Malheureusement, Isabelle n’est pas très douée pour la couture. Elle fait tout de travers et se fait remercier quelques jours plus tard.
Vous partir!
Juste assez de temps pour rencontrer Marie (Natacha Régnier) chez qui elle va dormir. En réalité Marie squatte dans l’appartement d’une femme qui a été victime d’un accident de voiture et dont sa fille Sandrine (Louise Motte) est restée dans le coma.
En soirée, Isabelle et Marie croisent le chemin de deux videurs Charly (Patrick Mercado) et Fredo (Jo Prestia).
Vous faites le tri. Les bonnes et mauvaises graines… Vous nous connaissez pas là, vous nous laissez rentrer ?
Ben… ta copine là, elle se laisse pousser les cheveux. Toi t’arranges les tiens. Vous vous maquillez un peu. T’enfiles une petite robe. Vous essayez de ressembler à des nanas. C’est tout.
C’est quoi ton métier ? Tu juges après la gueule des gens.
Ils sortent parfois ensemble. Marie couche avec Charly, mais a surtout remarqué Chriss (Grégoire Colin) le patron énigmatique du Blue.
Il est jeune pour être patron!
Chriss sauve la mise à Marie dans un grand magasin où elle se fait prendre par la sécurité après avoir essayé de voler un blouson. 1,000 francs. Il paie pour lui éviter les ennuis. Après quoi, il l’emmène à l’hôtel et couche avec elle de manière forcée.
Marie cherche pourtant à le revoir. Tous les deux entretiennent une relation détachée et violente. Quoiqu’elle en dise, elle est très amoureuse de lui.

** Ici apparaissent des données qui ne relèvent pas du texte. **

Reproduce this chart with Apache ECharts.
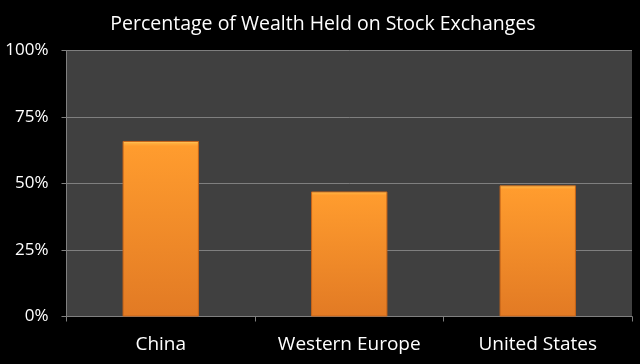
<!DOCTYPE html>
<html><head><meta charset="utf-8">
<script src="https://cdn.jsdelivr.net/npm/echarts@6/dist/echarts.min.js"></script>
<style>html,body{margin:0;padding:0;background:#000;}#c{width:640px;height:364px;}</style>
</head><body><div id="c"></div>
<script>
var categories = ["China", "Western Europe", "United States"];
var shareValues = [0.66, 0.47, 0.493];
var yTicks = [0, 0.25, 0.5, 0.75, 1];
var titleText = "Percentage of Wealth Held on Stock Exchanges";

var chart = echarts.init(document.getElementById('c'), null, {renderer: 'canvas'});
var font = '"Open Sans", "Noto Sans", sans-serif';
chart.setOption({
  backgroundColor: '#000000',
  animation: false,
  title: {
    text: titleText, left: 318, top: 9, textAlign: 'center',
    textStyle: {color: '#ffffff', fontSize: 19.5, fontWeight: 'normal', fontFamily: font}
  },
  grid: {left: 66.5, top: 50.5, right: 8, bottom: 47.5, show: true,
    backgroundColor: '#404040', borderWidth: 0},
  xAxis: {
    type: 'category', data: categories,
    axisLine: {show: true, lineStyle: {color: '#808080', width: 1}},
    axisTick: {show: true, length: 5, alignWithLabel: false, interval: 0, lineStyle: {color: '#808080'}},
    axisLabel: {color: '#ffffff', fontSize: 19, fontFamily: font, margin: 19, interval: 0, hideOverlap: false}
  },
  yAxis: {
    type: 'value', min: 0, max: 1, interval: 0.25,
    axisLine: {show: true, lineStyle: {color: '#808080', width: 1}},
    axisTick: {show: true, length: 5, lineStyle: {color: '#808080'}},
    splitLine: {show: true, lineStyle: {color: '#7f7f7f', width: 1}},
    axisLabel: {color: '#ffffff', fontSize: 17, fontFamily: font, margin: 18,
      formatter: function (v) { return Math.round(v * 100) + '%'; }}
  },
  series: [{
    type: 'bar', data: shareValues, barWidth: '40.5%',
    itemStyle: {
      color: new echarts.graphic.LinearGradient(0, 0, 0, 1, [
        {offset: 0, color: '#ffe080'},
        {offset: 0.012, color: '#ffb040'},
        {offset: 0.03, color: '#ff9c2e'},
        {offset: 1, color: '#e27a24'}
      ]),
      borderColor: '#c86418', borderWidth: 1
    }
  }]
});
</script></body></html>
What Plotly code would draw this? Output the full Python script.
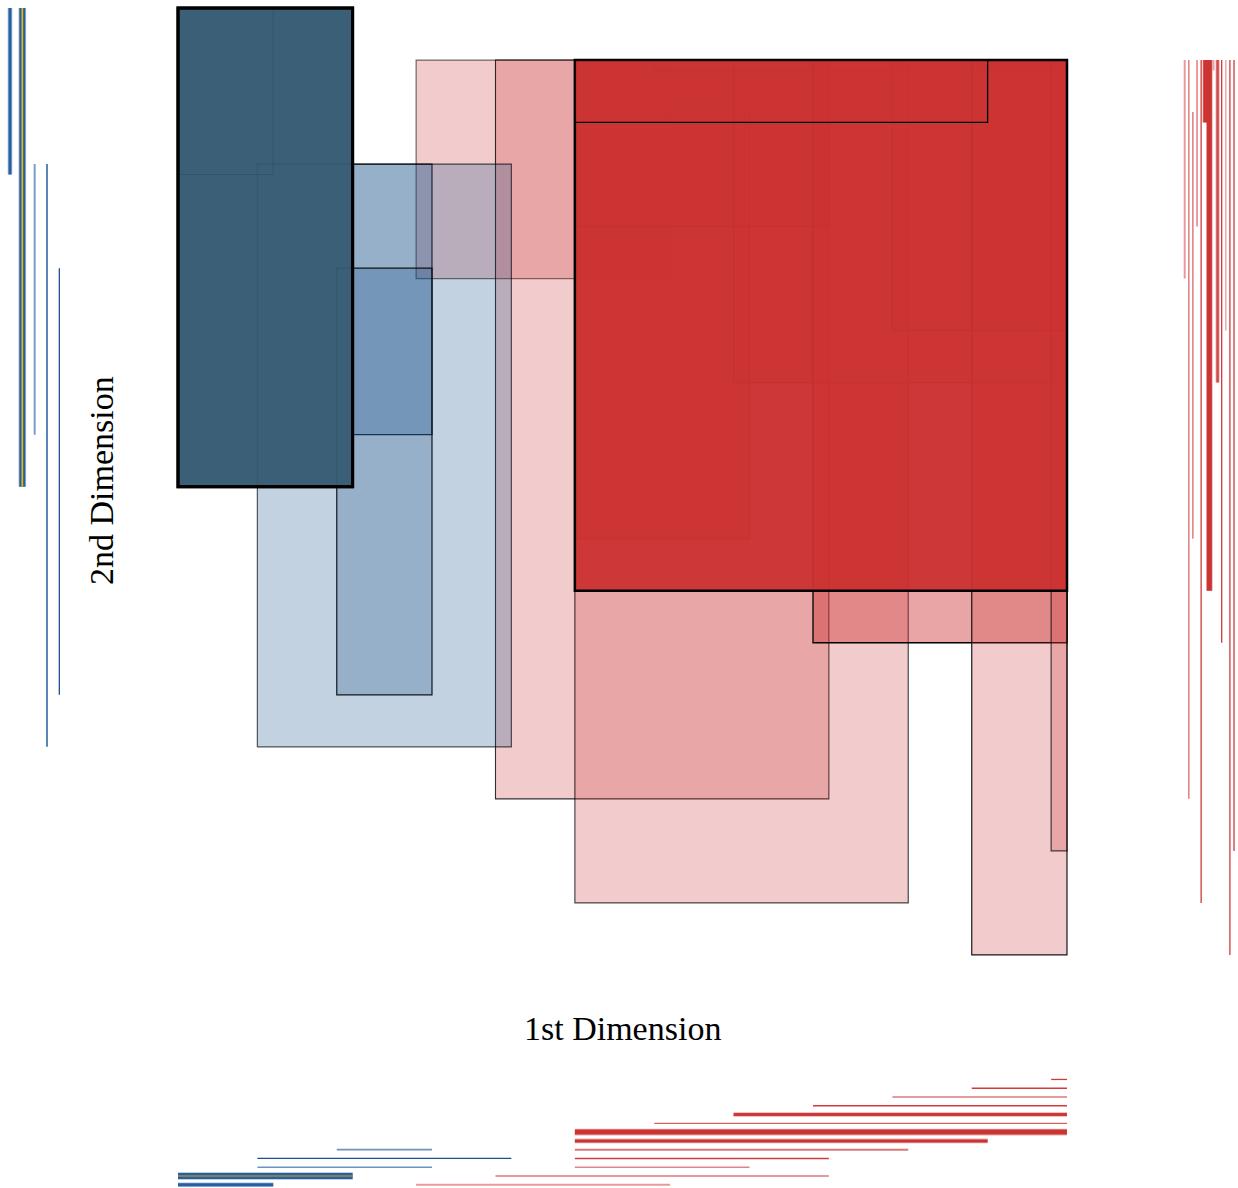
import plotly.graph_objects as go

# Item index ranges covered by each box along the two dimensions
BLUE_X_START = [0, 0, 1, 1, 2]
BLUE_X_END = [1, 2, 3, 4, 3]
BLUE_Y_START = [0, 0, 3, 3, 5]
BLUE_Y_END = [3, 9, 8, 14, 13]

RED_X_START = [3, 4, 5, 5, 5, 5, 5, 6, 7, 8, 9, 10, 11]
RED_X_END = [6, 8, 7, 8, 9, 10, 11, 11, 11, 11, 11, 11, 11]
RED_Y_START = [1, 1, 2, 1, 1, 1, 1, 1, 1, 1, 1, 1, 1]
RED_Y_END = [5, 15, 10, 4, 17, 2, 11, 1, 7, 12, 6, 18, 16]

X_TITLE = "1st Dimension"
Y_TITLE = "2nd Dimension"

# ---- styling ----
CELL = 0.2  # drawn width of a single item cell
W, H = 1238, 1188

BLUE_FILL = ["rgba(15,75,135,0.25)", "rgb(58,95,119)", "rgba(15,75,135,0.25)",
             "rgba(15,75,135,0.25)", "rgba(15,75,135,0.25)"]
BLUE_EDGE = [("rgba(30,50,60,0.6)", 1.2), ("black", 3.0), ("rgba(0,0,0,0.85)", 1.2),
             ("rgba(0,0,0,0.6)", 1.2), ("rgba(0,0,0,0.85)", 1.2)]
BLUE_ORDER = [0, 2, 3, 4, 1]
# boxes whose outlines stay faintly visible through the dark box
BLUE_GHOST = [0, 3, 4]
GHOST_EDGE = ("rgba(20,40,50,0.16)", 1.0)

RED_FILL = ["rgba(204,51,51,0.25)"] * 13
RED_FILL[9] = "rgba(204,51,51,0.44)"
RED_FILL[6] = "rgba(203,48,48,0.95)"
RED_EDGE = [("rgba(0,0,0,0.55)", 1.2), ("rgba(0,0,0,0.8)", 1.1), ("rgba(0,0,0,0.7)", 1.0),
            ("rgba(0,0,0,0.7)", 1.0), ("rgba(0,0,0,0.7)", 1.2), ("black", 1.3),
            ("black", 2.5), ("rgba(0,0,0,0.7)", 1.0), ("rgba(0,0,0,0.7)", 1.0),
            ("black", 1.3), ("rgba(0,0,0,0.7)", 1.0), ("rgba(0,0,0,0.9)", 1.2),
            ("rgba(0,0,0,0.7)", 1.2)]
RED_ORDER = [0, 1, 2, 3, 4, 7, 8, 9, 10, 11, 12, 6, 5]

# margin strip styles: (colour, width, halo)
LEFT_STYLE = [("#2560a3", 3.0, True), ("#2560a3", 6.0, True), ("#7c9ec8", 2.0, False),
              ("#5a84b6", 2.0, False), ("#1e4f8e", 1.3, False)]
BOTTOM_BLUE_STYLE = [("#2560a3", 3.0, True), ("#2560a3", 6.0, True), ("#6f92be", 1.7, False),
                     ("#1e4f8e", 1.3, False), ("#6f92be", 1.7, False)]
RIGHT_STYLE = [("#e89a9a", 2.0, False), ("#e07f7f", 1.5, False), ("#cf3a3a", 1.0, False),
               ("#cf3a3a", 1.0, False), ("#cf3a3a", 1.3, False), ("#cc3333", 4.0, True),
               ("#cc3333", 5.0, True), ("#eaa0a0", 2.0, False), ("#d44a4a", 2.5, True),
               ("#cf3a3a", 1.3, False), ("#eb9e9e", 1.3, False), ("#cf3a3a", 1.3, False),
               ("#cf3a3a", 1.3, False)]
BOTTOM_RED_STYLE = [("#e89a9a", 2.0, False), ("#e89a9a", 2.0, False), ("#e08585", 1.5, False),
                    ("#d03c3c", 1.5, False), ("#dc7676", 2.0, False), ("#cc3333", 3.0, True),
                    ("#cc3333", 5.0, True), ("#d03c3c", 1.0, False), ("#cf3838", 3.0, True),
                    ("#d03c3c", 1.5, False), ("#e89a9a", 2.0, False), ("#d03c3c", 1.5, False),
                    ("#d03c3c", 1.3, False)]
GOLD_LEFT = ("#f0b400", 1.7)
GOLD_BOTTOM = ("#a08a38", 1.4)

# pixel geometry of the panels
MX0, MXS = 178.0, 79.375      # main x: px = MX0 + MXS * u
MY0, MYS = 8.0, 52.03         # main y: px = MY0 + MYS * v (downwards)
LX0, LXS = 10.0, 12.33        # left strip
RX0, RXS = 1184.7, 4.11       # right strip
BY0, BYS = 1184.8, 8.78       # bottom strip (upwards)


def px_range(p0, p1, origin, scale):
    return [(p0 - origin) / scale, (p1 - origin) / scale]


fig = go.Figure()
shapes = []


def add_box(x0, x1, y0, y1, fill, edge):
    shapes.append(dict(type="rect", xref="x", yref="y", x0=x0, x1=x1 + CELL,
                       y0=y0, y1=y1 + CELL, fillcolor=fill,
                       line=dict(color=edge[0], width=edge[1]), layer="above"))


for i in RED_ORDER:
    add_box(RED_X_START[i], RED_X_END[i], RED_Y_START[i], RED_Y_END[i], RED_FILL[i], RED_EDGE[i])
for i in BLUE_ORDER:
    add_box(BLUE_X_START[i], BLUE_X_END[i], BLUE_Y_START[i], BLUE_Y_END[i], BLUE_FILL[i], BLUE_EDGE[i])
for i in BLUE_GHOST:
    add_box(BLUE_X_START[i], BLUE_X_END[i], BLUE_Y_START[i], BLUE_Y_END[i], "rgba(0,0,0,0)", GHOST_EDGE)
# thick outline of the dark box stays on top
add_box(BLUE_X_START[1], BLUE_X_END[1], BLUE_Y_START[1], BLUE_Y_END[1], "rgba(0,0,0,0)", BLUE_EDGE[1])


def seg(xs, ys, xaxis, yaxis, color, width, halo=False):
    if halo:
        fig.add_trace(go.Scatter(x=xs, y=ys, xaxis=xaxis, yaxis=yaxis, mode="lines",
                                 line=dict(color=color, width=width + 1.6), opacity=0.4,
                                 hoverinfo="skip", showlegend=False))
    fig.add_trace(go.Scatter(x=xs, y=ys, xaxis=xaxis, yaxis=yaxis, mode="lines",
                             line=dict(color=color, width=width),
                             hoverinfo="skip", showlegend=False))


# left strip: vertical extent of each blue box
for i in range(len(BLUE_Y_START)):
    c, w, h = LEFT_STYLE[i]
    ys = [BLUE_Y_START[i], BLUE_Y_END[i] + CELL]
    seg([i, i], ys, "x3", "y", c, w, h)
    if i == 1:
        seg([i, i], ys, "x3", "y", GOLD_LEFT[0], GOLD_LEFT[1])

# right strip: vertical extent of each red box
for i in range(len(RED_Y_START)):
    c, w, h = RIGHT_STYLE[i]
    seg([i, i], [RED_Y_START[i], RED_Y_END[i] + CELL], "x4", "y", c, w, h)

# bottom strip: horizontal extent of every box
for i in range(len(BLUE_X_START)):
    c, w, h = BOTTOM_BLUE_STYLE[i]
    xs = [BLUE_X_START[i], BLUE_X_END[i] + CELL]
    seg(xs, [i, i], "x", "y2", c, w, h)
    if i == 1:
        seg(xs, [i, i], "x", "y2", GOLD_BOTTOM[0], GOLD_BOTTOM[1])
for i in range(len(RED_X_START)):
    c, w, h = BOTTOM_RED_STYLE[i]
    seg([RED_X_START[i], RED_X_END[i] + CELL], [i, i], "x", "y2", c, w, h)

hidden = dict(visible=False, showgrid=False, zeroline=False, fixedrange=True)

main_x = (168, 1077)
main_y = (0, 965)
fig.update_layout(
    width=W, height=H,
    margin=dict(l=0, r=0, t=0, b=0),
    paper_bgcolor="white", plot_bgcolor="rgba(0,0,0,0)",
    showlegend=False,
    shapes=shapes,
    xaxis=dict(domain=[main_x[0] / W, main_x[1] / W],
               range=px_range(main_x[0], main_x[1], MX0, MXS), anchor="y", **hidden),
    yaxis=dict(domain=[1 - main_y[1] / H, 1 - main_y[0] / H],
               range=px_range(main_y[1], main_y[0], MY0, MYS), anchor="x", **hidden),
    xaxis3=dict(domain=[0, 72 / W], range=px_range(0, 72, LX0, LXS), anchor="y", **hidden),
    xaxis4=dict(domain=[1172 / W, 1], range=px_range(1172, W, RX0, RXS), anchor="y", **hidden),
    yaxis2=dict(domain=[0, (H - 1066) / H],
                range=[(BY0 - H) / BYS, (BY0 - 1066) / BYS], anchor="x", **hidden),
    annotations=[
        dict(text=X_TITLE, xref="paper", yref="paper", x=622.5 / W, y=1 - 1028 / H,
             xanchor="center", yanchor="middle", showarrow=False,
             font=dict(family="Liberation Serif", size=34, color="black")),
        dict(text=Y_TITLE, xref="paper", yref="paper", x=102 / W, y=1 - 481 / H,
             xanchor="center", yanchor="middle", showarrow=False, textangle=-90,
             font=dict(family="Liberation Serif", size=34, color="black")),
    ],
)

fig.write_html("out.html")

Pendant ce temps, Isabelle rend visite à Sandrine à l’hôpital. Elle lui fait même la lecture, guettant le moindre signe de progrès (cf L’Éveil).
Ils ouvrent les yeux mais ça veut pas dire grand chose. C’est un tout petit signe.
Puis Chriss se lasse. Il charge à Isabelle de dire à Marie qu’il ne veut plus la voir. Cette dernière se met dans un état de rage. Elle essaie de le revoir. Isabelle tente de l’en dissuader. Dispute.
Tu vas pas t’humilier à lui courir après comme une conne là! T’es pas son chien.
J’en ai rien à foutre d’être humiliée! Tu crois que j’ai pas été humiliée jusqu’ici? Avec une vie de merde! Traitée comme de la merde! Toi t’en as rien à foutre : Tu portes tes panneaux dans le dos avec écrit ‘merde’ dessus.
Isabelle s’en va.
Maintenant, chacun pour soi!
De toute façon, l’appartement allait être vendu. Il aurait fallu partir.
Isabelle apprend que Sandrine est miraculeusement sortie du coma. Lorsqu’elle veut annoncer la bonne nouvelle à Marie, Isabelle la trouve en train de dormir. Elle lui écrit un message d’adieu. Entendant du bruit dans la chambre, Isabelle aperçoit Marie sur le point de se défenestrer.
Suite au suicide de Marie, Isabelle prend un boulot dans une usine de micro-conducteurs où elle doit faire rentrer des fils dans des connecteurs.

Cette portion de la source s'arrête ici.